What this task involves
Pick out every line of the entries below where "chart" occurs, and copy those lines.

Given data
-- BEGIN --
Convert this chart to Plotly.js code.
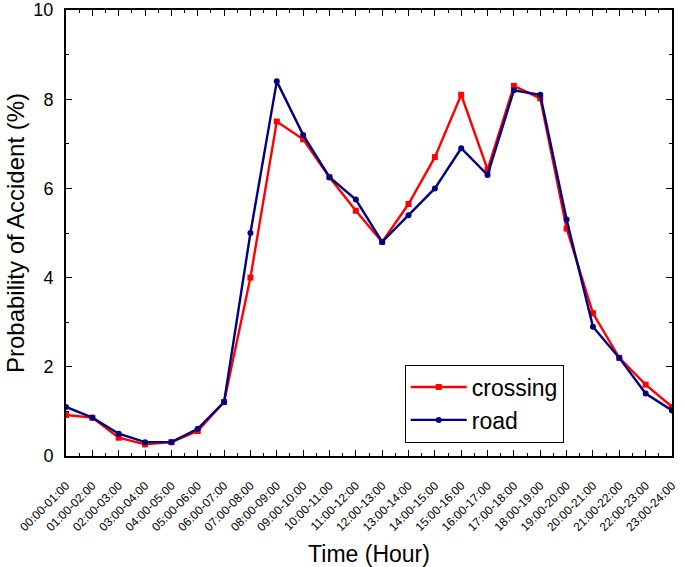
<!DOCTYPE html>
<html>
<head>
<meta charset="utf-8">
<script src="https://cdn.plot.ly/plotly-3.0.1.min.js"></script>
<style>html,body{margin:0;padding:0;background:#fff;}#chart{width:685px;height:567px;}</style>
</head>
<body>
<div id="chart"></div>
<script>
const timeLabels = ["00:00-01:00","01:00-02:00","02:00-03:00","03:00-04:00","04:00-05:00","05:00-06:00","06:00-07:00","07:00-08:00","08:00-09:00","09:00-10:00","10:00-11:00","11:00-12:00","12:00-13:00","13:00-14:00","14:00-15:00","15:00-16:00","16:00-17:00","17:00-18:00","18:00-19:00","19:00-20:00","20:00-21:00","21:00-22:00","22:00-23:00","23:00-24:00"];
const crossing = [0.92,0.86,0.41,0.26,0.31,0.56,1.21,4.0,7.5,7.1,6.25,5.5,4.8,5.65,6.7,8.1,6.42,8.3,8.02,5.1,3.2,2.2,1.6,1.1];
const road = [1.1,0.86,0.5,0.31,0.31,0.61,1.21,5.0,8.4,7.2,6.25,5.75,4.8,5.4,6.0,6.9,6.3,8.2,8.1,5.3,2.9,2.2,1.4,1.02];
const xIdx = timeLabels.map((_, i) => i);

const font = "Liberation Sans, Arial, sans-serif";
const traces = [
  {x: xIdx, y: crossing, name: "crossing", mode: "lines+markers",
   line: {color: "#ff0000", width: 2.4}, marker: {symbol: "square", size: 6, color: "#ff0000"}},
  {x: xIdx, y: road, name: "road", mode: "lines+markers",
   line: {color: "#000080", width: 2.4}, marker: {symbol: "circle", size: 6, color: "#000080"}}
];
const layout = {
  width: 685, height: 567,
  margin: {l: 66, r: 13, t: 10, b: 111},
  paper_bgcolor: "#fff", plot_bgcolor: "#fff",
  font: {family: font, color: "#000"},
  showlegend: true,
  legend: {x: 0.559, y: 0.205, xanchor: "left", yanchor: "top",
    bordercolor: "#000", borderwidth: 1, bgcolor: "#fff",
    font: {size: 23, family: font}, tracegroupgap: 0, itemwidth: 56},
  xaxis: {
    range: [0, 23], tickmode: "array", tickvals: xIdx, ticktext: timeLabels,
    tickangle: -45, tickfont: {size: 12, family: font}, ticklabelstandoff: 16,
    ticks: "inside", ticklen: 6, tickwidth: 1, tickcolor: "#000",
    minor: {dtick: 0.5, tick0: 0, ticks: "inside", ticklen: 3, tickcolor: "#000"},
    showline: true, linewidth: 2, linecolor: "#000", mirror: "ticks",
    showgrid: false, zeroline: false,
    title: {text: "Time (Hour)", font: {size: 23, family: font}, standoff: 14}
  },
  yaxis: {
    range: [0, 10], dtick: 2, tick0: 0, tickfont: {size: 18, family: font}, ticklabelstandoff: 7,
    ticks: "inside", ticklen: 6, tickwidth: 1, tickcolor: "#000",
    minor: {dtick: 1, ticks: "inside", ticklen: 3, tickcolor: "#000"},
    showline: true, linewidth: 2, linecolor: "#000", mirror: "ticks",
    showgrid: false, zeroline: false,
    title: {text: "Probability of Accident (%)", font: {size: 24, family: font}, standoff: 2}
  }
};
Plotly.newPlot("chart", traces, layout, {displayModeBar: false, staticPlot: true});
</script>
</body>
</html>
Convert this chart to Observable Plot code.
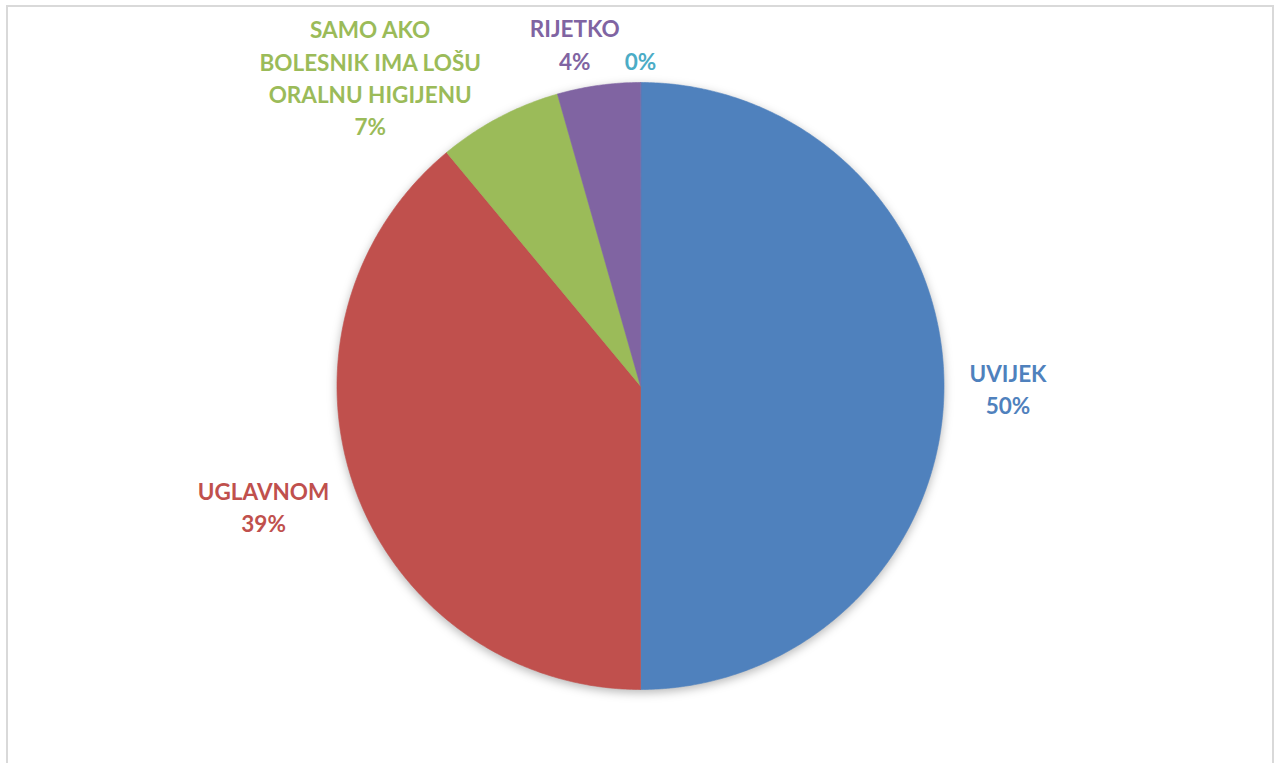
<!DOCTYPE html>
<html><head><meta charset="utf-8">
<script src="https://cdn.jsdelivr.net/npm/d3@7"></script>
<script src="https://cdn.jsdelivr.net/npm/@observablehq/plot@0.6"></script>
<style>
html,body{margin:0;padding:0;background:#fff;}
#wrap{position:relative;width:1276px;height:763px;overflow:hidden;}
#frame{position:absolute;left:6px;top:5px;width:1268px;height:820px;border:2px solid #d9d9d9;box-sizing:border-box;}
#chart{position:absolute;left:0;top:0;}
</style></head><body>
<div id="wrap"><div id="frame"></div><div id="chart"></div></div>
<script>
// ---- data ----
const categories = ["UVIJEK", "UGLAVNOM", "SAMO AKO BOLESNIK IMA LOŠU ORALNU HIGIJENU", "RIJETKO", "NIKAD"];
const labelNames = ["UVIJEK", "UGLAVNOM", "SAMO AKO\nBOLESNIK IMA LOŠU\nORALNU HIGIJENU", "RIJETKO", ""];
const counts = [68, 53, 9, 6, 0];
const colors = ["#4F81BD", "#C0504D", "#9BBB59", "#8064A2", "#4BACC6"];

// ---- layout ----
const W = 1276, H = 763, cx = 640, cy = 385.5, R = 303.5;
const FONT = "Lato", FS = 22.5, LH = 1.44;
// Excel "best fit" label shifts (pixels)
const nudge = {"UVIJEK":[0,1.5], "UGLAVNOM":[1,-17], "SAMO AKO BOLESNIK IMA LOŠU ORALNU HIGIJENU":[-66,78], "RIJETKO":[-15,21], "NIKAD":[0,18.5]};

const rows = categories.map((c, i) => ({cat: c, count: counts[i], name: labelNames[i]}));
const total = d3.sum(counts);
const arcs = d3.pie().sort(null).value(d => d.count)(rows);

// slice polygons in unit-circle coordinates
const slicePts = [];
for (const a of arcs) {
  if (a.endAngle - a.startAngle <= 0) continue;
  slicePts.push({cat: a.data.cat, x: 0, y: 0});
  const n = Math.max(2, Math.ceil((a.endAngle - a.startAngle) / 0.01));
  for (let k = 0; k <= n; k++) {
    const t = a.startAngle + (a.endAngle - a.startAngle) * k / n;
    slicePts.push({cat: a.data.cat, x: Math.sin(t), y: Math.cos(t)});
  }
}

// labels
const ctx = document.createElement("canvas").getContext("2d");
ctx.font = `bold ${FS}px ${FONT}`;
const labels = arcs.map(a => {
  const pct = Math.round(a.data.count / total * 100) + "%";
  const text = a.data.name ? a.data.name + "\n" + pct : pct;
  const lines = text.split("\n");
  const w = d3.max(lines, l => ctx.measureText(l).width);
  const h = lines.length * FS * LH;
  const mid = (a.startAngle + a.endAngle) / 2;
  const ux = Math.sin(mid), uy = Math.cos(mid);
  const dist = R + 25.5 + Math.abs(ux) * w / 2 + Math.abs(uy) * h / 2;
  const [nx, ny] = nudge[a.data.cat];
  return {cat: a.data.cat, text, x: (ux * dist + nx) / R, y: (uy * dist - ny) / R};
});

const plot = Plot.plot({
  width: W, height: H,
  marginLeft: cx - R, marginRight: W - (cx + R),
  marginTop: cy - R, marginBottom: H - (cy + R),
  x: {domain: [-1, 1], axis: null},
  y: {domain: [-1, 1], axis: null},
  color: {domain: categories, range: colors},
  style: {background: "transparent", overflow: "visible"},
  marks: [
    Plot.line(slicePts, {x: "x", y: "y", z: "cat", fill: "cat", stroke: "cat", strokeWidth: 0.6, curve: "linear-closed"}),
    Plot.text(labels, {x: "x", y: "y", text: "text", fill: "cat", fontSize: FS, fontWeight: "bold",
      fontFamily: FONT, lineHeight: LH, textAnchor: "middle", lineAnchor: "middle"})
  ]
});
document.getElementById("chart").appendChild(plot);
plot.querySelectorAll('g[aria-label="line"]').forEach(g => {
  g.style.filter = "drop-shadow(0px 3px 5px rgba(0,0,0,0.28))";
});
</script>
</body></html>
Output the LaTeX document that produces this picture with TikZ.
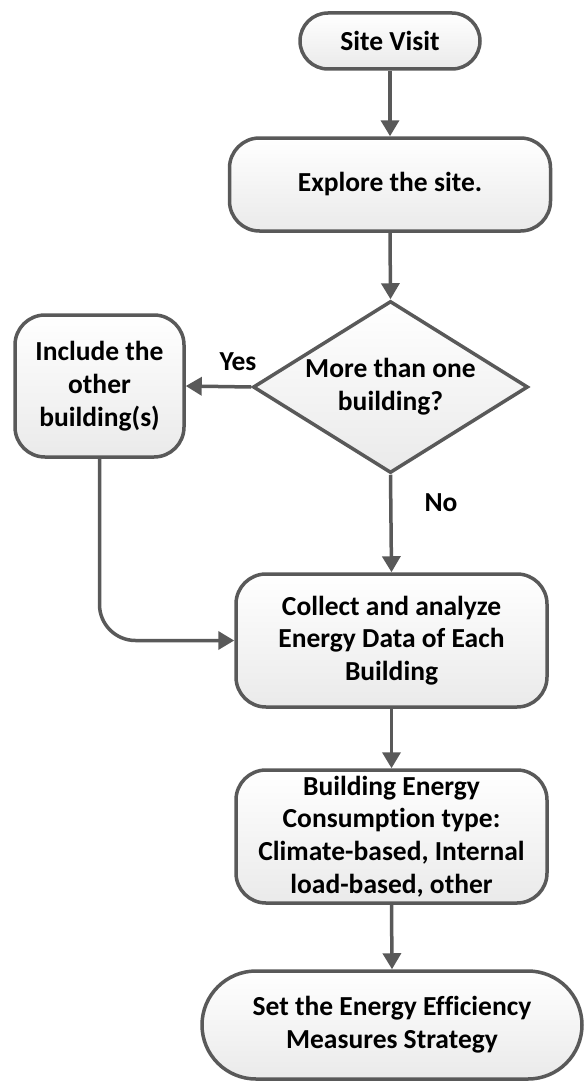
\documentclass[tikz,border=0pt]{standalone}
\usepackage{fontspec}
\setmainfont{Carlito}[Ligatures={NoCommon,NoContextual,NoRare}]
\usetikzlibrary{shapes.geometric,arrows.meta}
\definecolor{edge}{HTML}{595959}
\definecolor{fillbot}{HTML}{EAEAEA}
\tikzset{
  boxbase/.style={draw=edge, line width=3.5pt, top color=white, bottom color=fillbot,
    align=center, inner sep=0pt, font=\fontsize{27.5}{32.7}\selectfont\bfseries},
  procbox/.style={boxbase, rectangle, rounded corners=30pt},
  termbox/.style={boxbase, rectangle},
  decbox/.style={boxbase, diamond, aspect=1.6},
  conn/.style={draw=edge, line width=3.5pt, -{Triangle[width=18pt,length=16pt]}},
  lbl/.style={inner sep=0pt, font=\fontsize{27.5}{32.7}\selectfont\bfseries}
}
\begin{document}
\begin{tikzpicture}[x=1pt,y=-1pt]
\useasboundingbox (0,0) rectangle (585,1081);
\node[termbox, rounded corners=28pt, minimum width=180pt, minimum height=56pt] (site) at (390,41) {Site Visit};
\node[procbox, minimum width=321pt, minimum height=93pt] (explore) at (390,184.5) {Explore the site.};
\node[decbox, minimum width=275pt, minimum height=172pt] (dec) at (390.5,387) {More than one\\building?};
\node[procbox, minimum width=169pt, minimum height=142pt] (inc) at (99.5,386) {Include the\\other\\building(s)};
\node[procbox, minimum width=311pt, minimum height=133pt] (collect) at (391.5,640.5) {Collect and analyze\\Energy Data of Each\\Building};
\node[procbox, minimum width=311pt, minimum height=133pt] (type) at (391.5,836.5) {Building Energy\\Consumption type:\\Climate-based, Internal\\load-based, other};
\node[termbox, rounded corners=54pt, minimum width=380pt, minimum height=108pt] (final) at (392,1025) {Set the Energy Efficiency\\Measures Strategy};
\node[lbl] (yes) at (238,362) {Yes};
\node[lbl] (no) at (441,503) {No};
\draw[conn] (site.south) -- (explore.north);
\draw[conn] (explore.south) -- (dec.north);
\draw[conn] (dec.west) -- (inc.east);
\draw[conn] (dec.south) -- (collect.north);
\draw[conn, rounded corners=36pt] (inc.south) |- (collect.west);
\draw[conn] (collect.south) -- (type.north);
\draw[conn] (type.south) -- (final.north);
\end{tikzpicture}
\end{document}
-- END --
Problem solution
Convert this chart to Plotly.js code.
<style>html,body{margin:0;padding:0;background:#fff;}#chart{width:685px;height:567px;}</style>
<div id="chart"></div>
Plotly.newPlot("chart", traces, layout, {displayModeBar: false, staticPlot: true});
Convert this chart to Observable Plot code.
#chart{position:absolute;left:0;top:0;}
<div id="wrap"><div id="frame"></div><div id="chart"></div></div>
document.getElementById("chart").appendChild(plot);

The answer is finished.